Referring to FIGS. 1 and 2, the apparatus comprises a housing 18 defining therein a reservoir for holding hot melt ink, and a print head 20 shown in block form mounted integrally thereon. The print head, or ink jet head 20 comprises the necessary elements for controlled ink droplet ejection, as is known in the art. Reference is made to copending application Ser. No. 604,128, filed Apr. 26, 1984, titled AN INK JET APPARATUS AND METHOD OF MAKING THE APPARATUS, assigned to the same assignee. This reference discloses details of the structure of an ink jet head, and is incorporated herein by reference.
Mounted on the top of the reservoir housing is a pellet receiving structure 22 for receiving a pellet as illustrated at 24. Element 22 may be in thermal connection with heater 29 located under the bottom of the reservoir, or any other conveniently located heating source, for melting the pellet when it is received. The pellet need not be melted before going into the reservoir. In an alternative mode solid pellets may be entered or inserted through port 25 and be melted inside the reservoir. It is to be understood that any convenient pellet entering mechanism or means may be utilized within the scope of this invention.
The melted ink from the pellet flows down the sloped floor surface of element 22 and enters the reservoir defined by housing 18 through a port, or fill tube 25. Port 25 has an inner end, or face 26, through which the melted ink drops into the reservoir. Although valve means such as illustrated in copending case Ser. No. 661,925 filed Oct. 17, 1984, may be utilized for closing the port 25 under depriming or other conditions, a characteristic of port 25 is that it is normally open. In addition to providing access of the ink into the reservoir, port or fill tube 25 acts as a vent to atmospheric pressure.
Still referring to FIGS. 1 and 2, a filter shown diagrammatically at 28 is maintained above the floor of the reservoir, for filtering out unwanted particles and contaminants in the ink. The volume of ink in the reservoir may comprise a portion below the filter 28, as well as a portion above, as specifically illustrated in FIGS. 1 and 2. A baffle 32 in mechanical connection with the filter 28 divides the reservoir into volume portions which are respectively before and after the filter, i.e., pre-filter and post-filter volumes. A feed tube 33 is positioned to feed ink from the post-filter volume to the ink jet head 20 for use in operation of the device.
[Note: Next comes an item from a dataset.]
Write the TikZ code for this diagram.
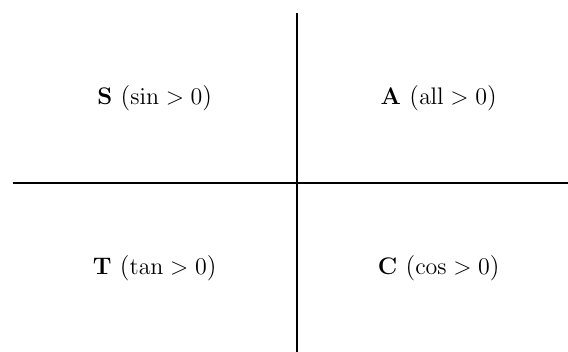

The port 25 is normally in an open condition. In this invention spillage of liquid ink from the machine when it is tilted is prevented by extending port 25 into the interior of the reservoir to a point such that the face 26 is substantially at the geometric, i.e., volumetric center of the reservoir. This feature is combined with maintenance of the ink level such that the ink does not reach the face 26 no matter what the tilt of the reservoir. This requirement thus specifies that the volume of ink in the reservoir never exceeds one half the total volume of the reservoir, including both the pre-filter and post-filter volumes. For example, it is preferred to have a maximum of about 20 cc of ink in the reservoir, meaning that the total reservoir volume must be greater than about 40 cc. As illustrated in A-D of FIG. 3, no matter what the tilt of the reservoir from its normal position, from 0°-360° the top surface of the ink in the reservoir does not reach face 26, and thus cannot spill out of the reservoir.
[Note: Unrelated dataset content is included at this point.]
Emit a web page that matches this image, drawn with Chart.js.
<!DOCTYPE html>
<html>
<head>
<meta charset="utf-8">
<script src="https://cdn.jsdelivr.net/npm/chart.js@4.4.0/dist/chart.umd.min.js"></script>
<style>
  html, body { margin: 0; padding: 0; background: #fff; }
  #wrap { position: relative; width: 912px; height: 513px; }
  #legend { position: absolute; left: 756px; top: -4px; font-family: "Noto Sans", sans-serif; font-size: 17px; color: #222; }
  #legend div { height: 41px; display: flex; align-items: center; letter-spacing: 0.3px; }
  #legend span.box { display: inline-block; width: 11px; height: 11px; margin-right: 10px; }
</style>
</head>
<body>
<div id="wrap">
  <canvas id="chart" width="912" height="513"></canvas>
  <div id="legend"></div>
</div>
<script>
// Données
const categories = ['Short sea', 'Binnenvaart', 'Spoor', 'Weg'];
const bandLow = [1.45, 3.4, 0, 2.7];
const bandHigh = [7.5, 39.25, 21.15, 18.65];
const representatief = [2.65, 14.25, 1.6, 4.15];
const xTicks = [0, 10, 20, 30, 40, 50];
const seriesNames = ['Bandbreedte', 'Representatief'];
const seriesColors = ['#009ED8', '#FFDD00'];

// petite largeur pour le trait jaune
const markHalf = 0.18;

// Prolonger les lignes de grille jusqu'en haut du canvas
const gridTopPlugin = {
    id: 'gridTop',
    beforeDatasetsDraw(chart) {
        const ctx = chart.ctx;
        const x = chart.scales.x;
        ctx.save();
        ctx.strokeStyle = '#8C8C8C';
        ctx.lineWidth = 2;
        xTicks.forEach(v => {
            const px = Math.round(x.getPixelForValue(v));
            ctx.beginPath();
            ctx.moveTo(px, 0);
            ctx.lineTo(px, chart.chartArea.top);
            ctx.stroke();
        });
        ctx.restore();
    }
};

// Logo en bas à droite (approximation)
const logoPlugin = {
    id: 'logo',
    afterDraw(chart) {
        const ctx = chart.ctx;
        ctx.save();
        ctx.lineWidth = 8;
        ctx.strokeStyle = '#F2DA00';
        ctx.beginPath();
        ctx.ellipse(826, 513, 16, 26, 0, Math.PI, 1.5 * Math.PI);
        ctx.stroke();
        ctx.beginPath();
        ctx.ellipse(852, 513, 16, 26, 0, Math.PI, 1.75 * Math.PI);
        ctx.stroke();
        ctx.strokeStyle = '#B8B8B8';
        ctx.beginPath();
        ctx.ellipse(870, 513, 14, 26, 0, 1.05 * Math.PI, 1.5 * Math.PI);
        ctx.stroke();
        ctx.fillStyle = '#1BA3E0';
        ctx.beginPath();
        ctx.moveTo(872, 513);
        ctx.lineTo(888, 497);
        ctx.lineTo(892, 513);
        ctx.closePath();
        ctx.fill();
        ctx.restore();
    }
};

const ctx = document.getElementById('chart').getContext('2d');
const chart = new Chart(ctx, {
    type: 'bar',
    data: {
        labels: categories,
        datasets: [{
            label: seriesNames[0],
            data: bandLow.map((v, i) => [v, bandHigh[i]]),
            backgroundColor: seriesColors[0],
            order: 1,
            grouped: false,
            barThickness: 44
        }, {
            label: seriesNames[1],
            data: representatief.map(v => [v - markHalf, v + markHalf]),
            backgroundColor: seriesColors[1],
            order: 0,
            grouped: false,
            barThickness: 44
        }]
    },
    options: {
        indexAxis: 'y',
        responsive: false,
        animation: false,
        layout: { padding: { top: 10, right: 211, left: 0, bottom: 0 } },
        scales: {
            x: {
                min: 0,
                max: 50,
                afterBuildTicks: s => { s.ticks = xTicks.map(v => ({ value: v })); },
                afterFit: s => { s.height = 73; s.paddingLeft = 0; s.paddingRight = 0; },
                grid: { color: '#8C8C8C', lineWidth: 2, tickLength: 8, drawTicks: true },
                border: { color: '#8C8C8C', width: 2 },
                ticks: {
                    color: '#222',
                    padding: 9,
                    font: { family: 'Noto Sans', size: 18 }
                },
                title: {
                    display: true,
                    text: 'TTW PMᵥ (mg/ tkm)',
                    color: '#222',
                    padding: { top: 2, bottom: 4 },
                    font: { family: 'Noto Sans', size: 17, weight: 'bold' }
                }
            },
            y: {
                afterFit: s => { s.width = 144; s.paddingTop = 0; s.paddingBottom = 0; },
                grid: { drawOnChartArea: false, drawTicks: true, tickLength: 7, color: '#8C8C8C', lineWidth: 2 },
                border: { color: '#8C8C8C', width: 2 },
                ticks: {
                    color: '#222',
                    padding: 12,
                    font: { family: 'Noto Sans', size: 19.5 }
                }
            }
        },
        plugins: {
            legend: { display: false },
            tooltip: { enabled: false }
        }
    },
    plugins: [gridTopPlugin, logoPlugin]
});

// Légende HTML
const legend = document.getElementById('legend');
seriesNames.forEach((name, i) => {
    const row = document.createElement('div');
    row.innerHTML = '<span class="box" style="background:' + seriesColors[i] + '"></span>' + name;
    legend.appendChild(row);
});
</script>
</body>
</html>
In practice, a level detector such as illustrated in the copending application Ser. No. 661,925, filed Oct. 17, 1984, which is assigned to the assignee of this invention and is incorporated by reference, is utilized to determine both when ink should be added, and whether ink has approached the level at which it reaches the face 26. Preferably, the level detector provides a signal when the ink is up to a predetermined level short of the port face, so as to provide a margin of safety. The apparatus also suitably includes a tilt switch located in head 20 or elsewhere on the apparatus which electrically disables the apparatus under conditions where it is tilted beyond a predetermined angle, for redundant safety purposes.
In order to avoid entry of air into the head 20 with consequent depriming upon tilting of the apparatus, the inlet 33 is terminated in a small space of capillary dimensions, so as to prevent the ink from draining away from the inlet and admitting air thereto when the apparatus is tilted. The space between the outside housing 18 and baffle element 32 is sized with respect to the diameter of feed tube 33 as to produce a capillary draw of ink, so as to maintain some ink around the inlet end of tube 33. A sump (not shown) is preferably located in the reservoir floor below tube 33, to further aid in maintaining ink around the feed tube end. These features, in addition to the automatic shut off of the printer upon tilting, ensure against depriming of the print head.
Although the apparatus of this invention has been illustrated with a reservoir of relatively simple geometric design, it is to be understood that the figures are exemplary of the principle of placing the feed tube face at the volumetric center. In practice, and as illustrated in referenced application Ser. No. 661,925, the reservoir has a complex shape, including a sump portion in the reservoir floor. All portions of the volume of the reservoir must be taken into account in determining the volumetric center, regardless of interposed elements such as baffles, filters and the like.
Other embodiments and modifications will occur to those of ordinary skill in the art which fall within the true spirit and scope of the invention as set forth in the appended claims.